Ankara Etimesgut ilçesinde bulunan şeker fabrikasında çalışan Kürt işçiler, ırkçı saldırıya uğradı. Saldırıya uğrayan işçilerden Levent Güner, yaşadıklarını anlattı.
Mehmet Aslan’ın Mezopotamya Ajansı’nda yer alan haberine göre Güner, 2 Ocak gece saatlerinde çalışmak üzere fabrika meydanından iş yerine doğru yürürken, karşıdan gelen kişiye çarpmamak için uyarıda bulunduğunu ancak bu kişinin kendisine tepki gösterdiğini belirtti.
Tartışmanın büyümesi üzerine olay yerine 3 kişinin daha geldiğini ve bu kişilerin kendisine nereli olduğunu sorduğunu anlatan Güner, Ağrılı olduğunu söylediğini ve sonrasında “Kürt müsün?” sorusu sorulduğunu aktardı. Güner, soruya yanıt verdikten sonra yaklaşık 10 kişinin saldırısına uğradığını ifade etti. Güner, olay yerine gelen arkadaşlarının yardımıyla saldırganların elinden kurtulduğunu kaydetti.
İşlerine son verildi
Güner, olayın ardından Türkşeker Ankara Şeker Fabrikası’nda çalışan 8 işçinin işten çıkarıldığını belirtti.
Saldırının yaşandığı yerde kameraların olduğunu söyleyen Güner, “Orada ismini bilmediğim ve bir sendikanın başkanı “Kürt bunlar, vurun. Kürtleri burada çalıştırmayacaksınız” diyordu. Asıl ortalığı kızıştıran oydu. Kendi adamlarını korumak için kamera görüntülerinin olmadığını söylediler” diye belirtti.
Polis raporu kaybetti
Güner, uğradığı saldırı nedeniyle Sait Ertürk Devlet Hastanesi’ne gittiğini ve darp raporu aldığını, daha sonra şikayetçi olmak üzere Necdet Alici İlçe Emniyet Müdürlüğü’ne gittiğini aktardı. Güner, burada Kürt olmalarından kaynaklı saldırıya uğradıklarını anlatmasına rağmen polislerden “Böyle saçmalık mı olur? Böyle ifade olmaz. Bu şekilde ifade vermeyin” yanıtı aldığını dile getirdi. Güner, polisin söz konusu ifadeleri tutanağa geçirmediğini söyledi.

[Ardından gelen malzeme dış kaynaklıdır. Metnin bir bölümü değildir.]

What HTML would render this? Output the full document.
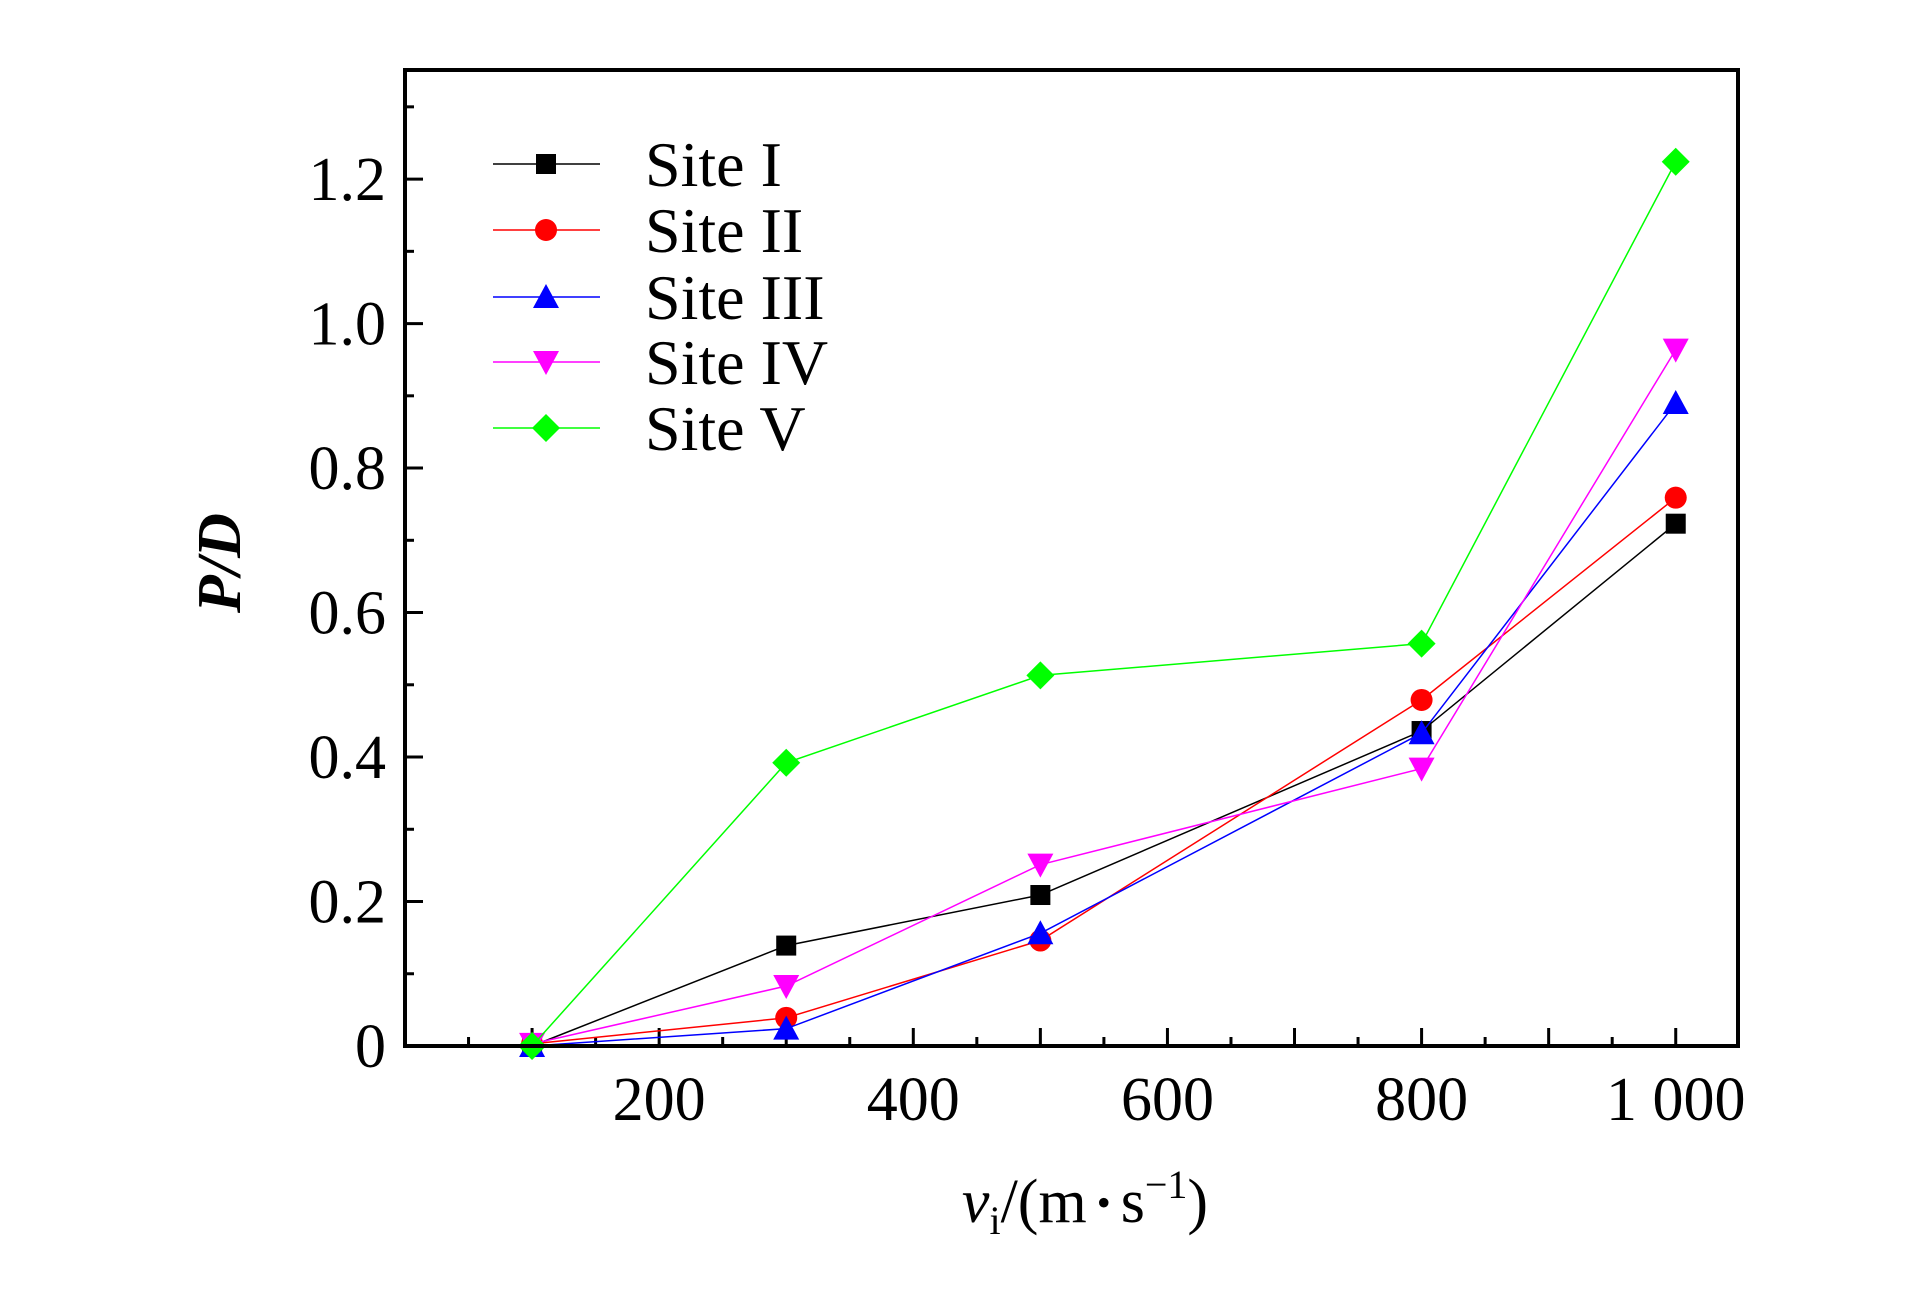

Güner, saldırıya ilişkin aldığı darp raporuna polislerin el konulduğunu ve kendisine vermediğini söyleyerek, “Onlar da darp raporu aldı. Dayağı yiyen ben güya hasar alan onlar” sözleriyle yaşananlara tepki gösterdi.
Saldırıya uğrayan diğer işçiler de polisin tutumu nedeniyle ifade vermediklerini aktardı. İşçiler, el konulan darp raporu için tekrar emniyete gittiklerini, ancak polislerin “Raporu kaybettik, hastaneye gidin” yanıtı verdiğini kaydetti.
İşçilerin çalıştığı fabrikanın özel kalem sekreteri, işçilerin taşeron firma bünyesinde çalıştıklarını ve işten çıkarmanın kendileri ile ilgili olmadığını öne sürdü.